Not only there are amazing things within the design of animals but humans have incredible gifts. Some interesting research on Amazon tribes people been published. They were known in the early 1770s for raiding Portuguese settlements along the Amazon. In response, the governor of Pará sent a military expedition which used guns, as a result, the military soundly defeated the Mundurucu, who fought only with bows and arrows. The Mundurucu learned to tap and cure rubber latex and became part of the patronage system that controlled the rubber trade.
But there is one amazing thing discovered with these tribesmen in the amazon. The Mundurucu have an understanding of Euclidean geometry, without ever learning it at school! In the BBC Jason Palmer reported…
“Tests given to an Amazonian tribe called the Mundurucu suggest that our intuitions about geometry are innate. Researchers examined how the Mundurucu think about lines, points and angles, comparing the results with equivalent tests on French and US schoolchildren. The Mundurucu showed comparable understanding, and even outperformed the students on tasks that asked about forms on spherical surfaces.”
“The Mundurucu people’s responses to the questions were roughly as accurate as those of the French and US respondents; they seemed to have an intuition about lines and geometric shapes without formal education or even the relevant words.”
This is the year for people whom I know are having babies, so it seems even more fitting that I cover this topic! One of the things that is turning up about them in research is that babies are showing more cleverness than previous thought. Live Science has a whole list of them…
“As early as 10 months of age, babies figure out that might makes right. When shown scenes of big and small cartoon blocks interacting, infants stare longer (indicating more surprise) when the big one yields the right-of-way to the small one than they do when the small one is subservient. The finding, published in January 2011 in the journal Science, suggest that babies understand social hierarchies and know that size can determine who’s in charge. The results suggest that the blueprints of social interaction are built into the human brain.”

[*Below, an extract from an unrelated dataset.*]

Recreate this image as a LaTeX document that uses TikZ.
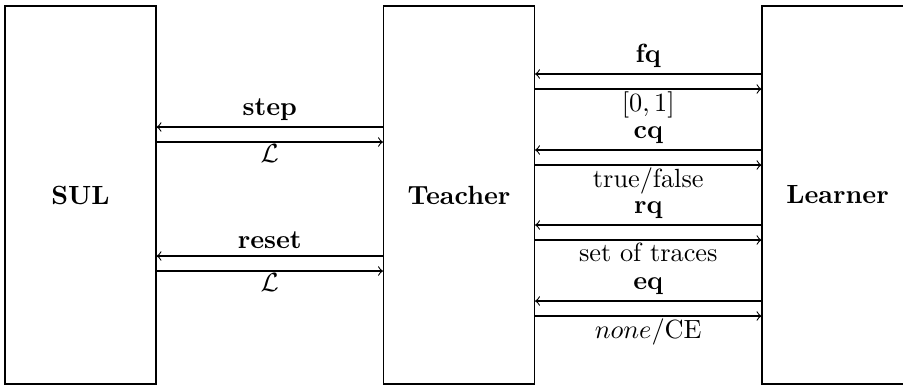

“Even before they can say more than “mama” and “dada,” babies can decipher emotions … of dogs…While your infant still might not speak, he or she likely knows when you’re feeling down. As young as 5 months of age, babies can accurately pick out an upbeat tune from a gloomy one, according to a study published in 2010 in the journal Neuron.”

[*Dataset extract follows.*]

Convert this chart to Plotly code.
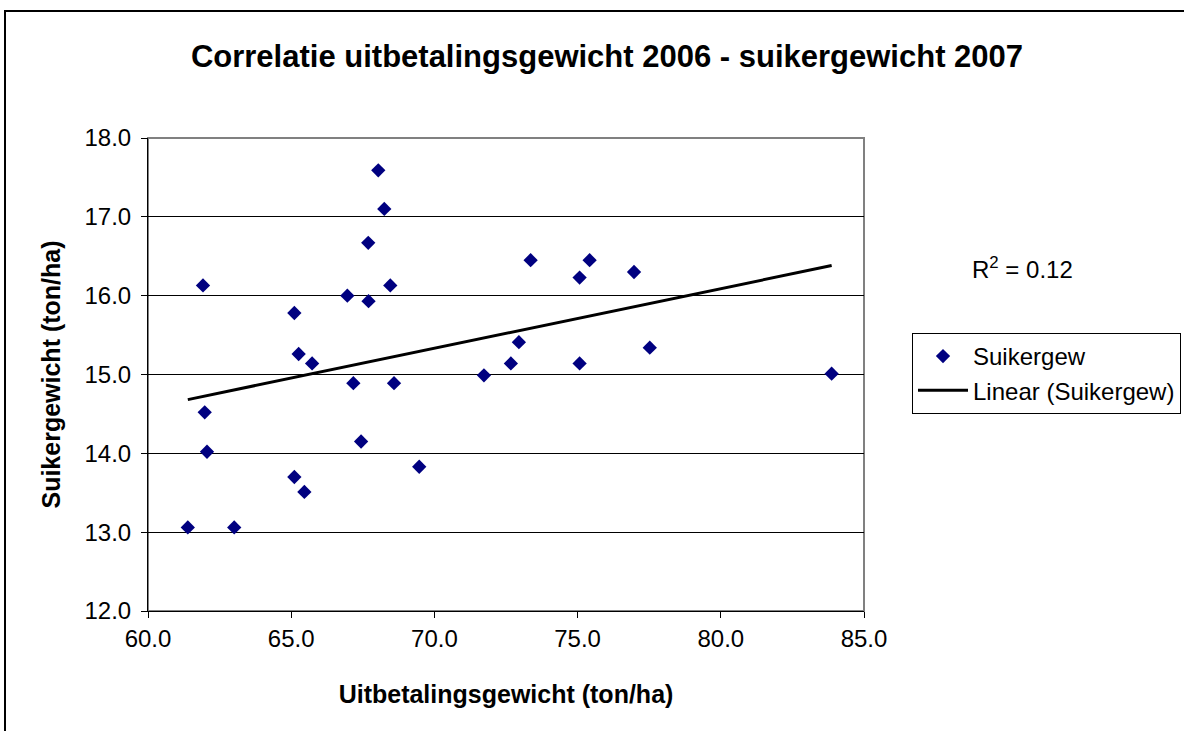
import numpy as np
import plotly.graph_objects as go

# Data
uitbetaling = [61.39, 61.92, 61.98, 62.06, 63.01, 65.11, 65.26, 65.73, 65.11, 65.46,
               66.96, 67.17, 67.44, 67.69, 67.70, 68.04, 68.25, 68.46, 68.59, 69.47,
               71.73, 72.67, 72.95, 73.36, 75.07, 75.07, 75.42, 76.97, 77.52, 83.87]
suiker = [13.06, 16.13, 14.52, 14.02, 13.06, 15.78, 15.26, 15.14, 13.70, 13.51,
          16.00, 14.89, 14.15, 16.67, 15.93, 17.59, 17.10, 16.13, 14.89, 13.83,
          14.99, 15.14, 15.41, 16.45, 16.23, 15.14, 16.45, 16.30, 15.34, 15.01]

x_ticks = [60.0, 65.0, 70.0, 75.0, 80.0, 85.0]
y_ticks = [12.0, 13.0, 14.0, 15.0, 16.0, 17.0, 18.0]

title_text = "Correlatie uitbetalingsgewicht 2006 - suikergewicht 2007"
x_title = "Uitbetalingsgewicht (ton/ha)"
y_title = "Suikergewicht (ton/ha)"

# Linear trend line (least squares)
xa = np.array(uitbetaling)
ya = np.array(suiker)
slope, intercept = np.polyfit(xa, ya, 1)
pred = slope * xa + intercept
r2 = 1 - np.sum((ya - pred) ** 2) / np.sum((ya - ya.mean()) ** 2)
x_line = [xa.min(), xa.max()]
y_line = [slope * v + intercept for v in x_line]

FONT = "Arial, 'Liberation Sans', sans-serif"

fig = go.Figure()
fig.add_trace(go.Scatter(
    x=uitbetaling, y=suiker, mode="markers", name="Suikergew",
    marker=dict(symbol="diamond", size=11, color="#000080",
                line=dict(width=0)),
))
fig.add_trace(go.Scatter(
    x=x_line, y=y_line, mode="lines", name="Linear (Suikergew)",
    line=dict(color="black", width=3),
))

W, H = 1184, 731
L, R, T, B = 148, 864, 138, 611
pw, ph = R - L, B - T

def px_x(p):
    return (p - L) / pw

def px_y(p):
    return 1 - (p - T) / ph

fig.update_layout(
    width=W, height=H,
    margin=dict(l=L, r=W - R, t=T, b=H - B, pad=0, autoexpand=False),
    paper_bgcolor="white", plot_bgcolor="white",
    font=dict(family=FONT, size=24, color="black"),
    title=dict(text=title_text, x=607 / W, xanchor="center",
               y=1 - 56 / H, yanchor="middle", yref="container",
               font=dict(family=FONT, size=31, color="black", weight="bold")),
    showlegend=True,
    legend=dict(x=px_x(912), y=px_y(333), xanchor="left", yanchor="top",
                bordercolor="black", borderwidth=1, bgcolor="white",
                font=dict(family=FONT, size=24, color="black"),
                itemwidth=50, tracegroupgap=0),
    xaxis=dict(range=[60, 85], tickvals=x_ticks, tickformat=".1f",
               showgrid=False, zeroline=False, automargin=False,
               showline=True, linecolor="black", linewidth=1, mirror=False,
               ticks="outside", ticklen=6, tickcolor="black",
               tickfont=dict(family=FONT, size=24, color="black"),
               title=dict(text=x_title, standoff=34,
                          font=dict(family=FONT, size=25, color="black", weight="bold"))),
    yaxis=dict(range=[12, 18], tickvals=y_ticks, tickformat=".1f",
               showgrid=True, gridcolor="black", gridwidth=1, zeroline=False,
               automargin=False,
               showline=True, linecolor="black", linewidth=1, mirror=False,
               ticks="outside", ticklen=6, tickcolor="black",
               ticklabelstandoff=5,
               tickfont=dict(family=FONT, size=24, color="black"),
               title=dict(text=y_title, standoff=16,
                          font=dict(family=FONT, size=25, color="black", weight="bold"))),
)

# Gray plot-area frame (top and right)
fig.add_shape(type="rect", xref="paper", yref="paper", x0=0, y0=0, x1=1, y1=1,
              line=dict(color="#808080", width=2), layer="below")
# Outer chart frame (extends beyond the visible window on right and bottom)
fig.add_shape(type="rect", xref="paper", yref="paper",
              x0=px_x(5), y0=px_y(800), x1=px_x(1260), y1=px_y(11),
              line=dict(color="black", width=2))

fig.add_annotation(xref="paper", yref="paper", x=px_x(1022), y=px_y(268),
                   text=f"R<sup>2</sup> = {r2:.2f}", showarrow=False,
                   xanchor="center", yanchor="middle",
                   font=dict(family=FONT, size=24, color="black"))

fig.write_html("out.html", config={"displayModeBar": False},
               post_script="document.body.style.margin='0';")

“Babies can apparently learn even while asleep, according to a 2010 study. In experiments with 26 sleeping infants, each just 1 to 2 days old, scientists played a musical tone followed by a puff of air to their eyes 200 times over the course of a half-hour. A network of 124 electrodes stuck on the scalp and face of each baby also recorded brain activity during the experiments. The babies rapidly learned to anticipate a puff of air upon hearing the tone, showing a fourfold increase on average in the chances of tightening their eyelids in response to the sound by the end of each session.”
“In a 2007 study published in the journal Science, researchers had 36 infants watch silent videos of three bilingual French-English speakers reciting sentences. After being trained to become comfortable with a speaker reciting a sentence in one language, babies ages 4 months and 6 months spent more time looking at a speaker reciting a sentence in a different language —demonstrating that they could tell the difference between the two.”
A study in Science called, “Pure Reasoning in 12-Month-Old Infants as Probabilistic Inference”, the abstract says…“Many organisms can predict future events from the statistics of past experience, but humans also excel at making predictions by pure reasoning: integrating multiple sources of information, guided by abstract knowledge, to form rational expectations about novel situations, never directly experienced.
“Here, we show that this reasoning is surprisingly rich, powerful, and coherent even in preverbal infants. When 12-month-old infants view complex displays of multiple moving objects, they form time-varying expectations about future events that are a systematic and rational function of several stimulus variables.”
Some animals are great swimmers, but humans design boats, engines, and submarines. Birds of prey are great at flying but humans design jets, rockets, and satellites. Certain animals can make gestures, some birds can talk, but humans are able to reason. Humans are blessed with gifts that are far beyond what animals have and they too are amazing themselves!